Source code of charts:
※
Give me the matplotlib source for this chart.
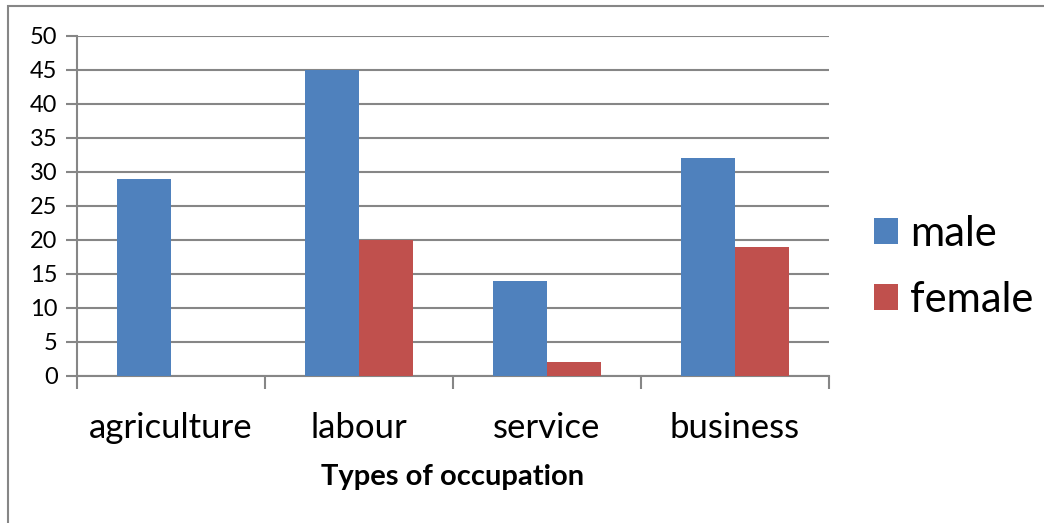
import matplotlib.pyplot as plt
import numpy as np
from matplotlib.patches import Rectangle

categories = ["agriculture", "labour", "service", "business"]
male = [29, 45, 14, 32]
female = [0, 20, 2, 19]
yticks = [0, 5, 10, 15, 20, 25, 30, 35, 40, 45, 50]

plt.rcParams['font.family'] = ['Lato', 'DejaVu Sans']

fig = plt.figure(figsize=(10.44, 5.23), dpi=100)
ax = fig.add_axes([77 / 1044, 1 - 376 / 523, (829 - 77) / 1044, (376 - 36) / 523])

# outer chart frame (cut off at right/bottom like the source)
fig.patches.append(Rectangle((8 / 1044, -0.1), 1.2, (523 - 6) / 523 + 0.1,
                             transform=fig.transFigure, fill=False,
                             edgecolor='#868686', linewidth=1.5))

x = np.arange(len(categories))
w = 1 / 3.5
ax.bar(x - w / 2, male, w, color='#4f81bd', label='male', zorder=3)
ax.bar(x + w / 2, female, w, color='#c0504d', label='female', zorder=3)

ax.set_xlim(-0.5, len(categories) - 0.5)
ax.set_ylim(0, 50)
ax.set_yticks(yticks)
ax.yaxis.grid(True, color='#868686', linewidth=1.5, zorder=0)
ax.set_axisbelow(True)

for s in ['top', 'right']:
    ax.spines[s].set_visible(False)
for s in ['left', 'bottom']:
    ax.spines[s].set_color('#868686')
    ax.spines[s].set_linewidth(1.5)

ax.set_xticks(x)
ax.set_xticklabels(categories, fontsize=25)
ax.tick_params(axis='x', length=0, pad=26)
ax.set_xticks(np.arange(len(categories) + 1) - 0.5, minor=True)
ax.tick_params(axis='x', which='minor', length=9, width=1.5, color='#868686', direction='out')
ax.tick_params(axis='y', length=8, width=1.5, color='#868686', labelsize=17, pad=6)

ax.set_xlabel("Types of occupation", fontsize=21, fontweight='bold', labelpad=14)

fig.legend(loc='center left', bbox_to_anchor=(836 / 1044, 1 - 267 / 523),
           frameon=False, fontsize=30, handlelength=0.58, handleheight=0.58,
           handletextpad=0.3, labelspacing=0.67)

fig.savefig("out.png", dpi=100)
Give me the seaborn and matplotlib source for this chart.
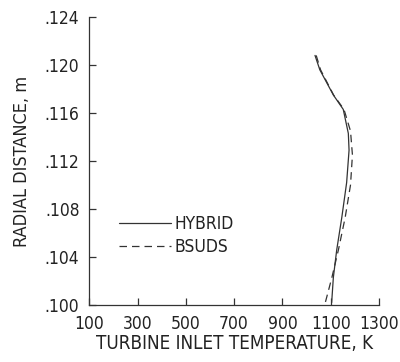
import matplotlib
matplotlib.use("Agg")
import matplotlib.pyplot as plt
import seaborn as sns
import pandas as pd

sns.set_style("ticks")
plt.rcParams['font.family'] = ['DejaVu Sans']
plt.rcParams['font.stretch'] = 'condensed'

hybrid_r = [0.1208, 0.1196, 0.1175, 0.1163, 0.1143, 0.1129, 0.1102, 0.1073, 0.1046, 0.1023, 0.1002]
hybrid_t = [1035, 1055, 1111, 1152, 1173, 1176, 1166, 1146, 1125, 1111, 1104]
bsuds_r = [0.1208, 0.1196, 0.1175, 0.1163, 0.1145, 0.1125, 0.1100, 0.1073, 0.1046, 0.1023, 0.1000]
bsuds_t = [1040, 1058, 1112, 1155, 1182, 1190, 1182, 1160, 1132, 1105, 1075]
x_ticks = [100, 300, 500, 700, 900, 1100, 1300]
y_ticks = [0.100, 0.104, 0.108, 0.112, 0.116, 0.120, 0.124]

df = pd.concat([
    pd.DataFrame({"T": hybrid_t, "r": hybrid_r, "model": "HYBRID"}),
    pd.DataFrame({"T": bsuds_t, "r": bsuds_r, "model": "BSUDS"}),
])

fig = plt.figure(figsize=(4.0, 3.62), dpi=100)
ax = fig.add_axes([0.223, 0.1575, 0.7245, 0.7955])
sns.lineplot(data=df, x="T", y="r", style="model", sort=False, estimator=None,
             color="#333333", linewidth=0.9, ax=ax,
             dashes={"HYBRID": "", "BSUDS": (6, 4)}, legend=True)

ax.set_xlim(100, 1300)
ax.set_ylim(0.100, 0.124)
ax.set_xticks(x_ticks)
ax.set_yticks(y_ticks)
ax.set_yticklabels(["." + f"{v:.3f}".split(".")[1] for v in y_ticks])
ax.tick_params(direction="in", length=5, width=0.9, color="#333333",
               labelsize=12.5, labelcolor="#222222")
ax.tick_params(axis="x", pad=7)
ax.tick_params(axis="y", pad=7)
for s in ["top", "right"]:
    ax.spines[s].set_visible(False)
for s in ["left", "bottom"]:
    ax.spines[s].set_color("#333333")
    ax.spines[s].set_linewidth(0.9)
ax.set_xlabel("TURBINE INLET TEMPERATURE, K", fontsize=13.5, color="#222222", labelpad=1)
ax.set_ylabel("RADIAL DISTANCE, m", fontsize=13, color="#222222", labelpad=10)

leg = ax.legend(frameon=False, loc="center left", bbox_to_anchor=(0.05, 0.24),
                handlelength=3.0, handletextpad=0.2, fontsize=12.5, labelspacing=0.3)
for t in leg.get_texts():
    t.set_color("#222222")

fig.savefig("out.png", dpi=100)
※
**Goal**. Which lines hold the word "Give"? Show each one.

**Result of the task**.
Give me the matplotlib source for this chart.
Give me the seaborn and matplotlib source for this chart.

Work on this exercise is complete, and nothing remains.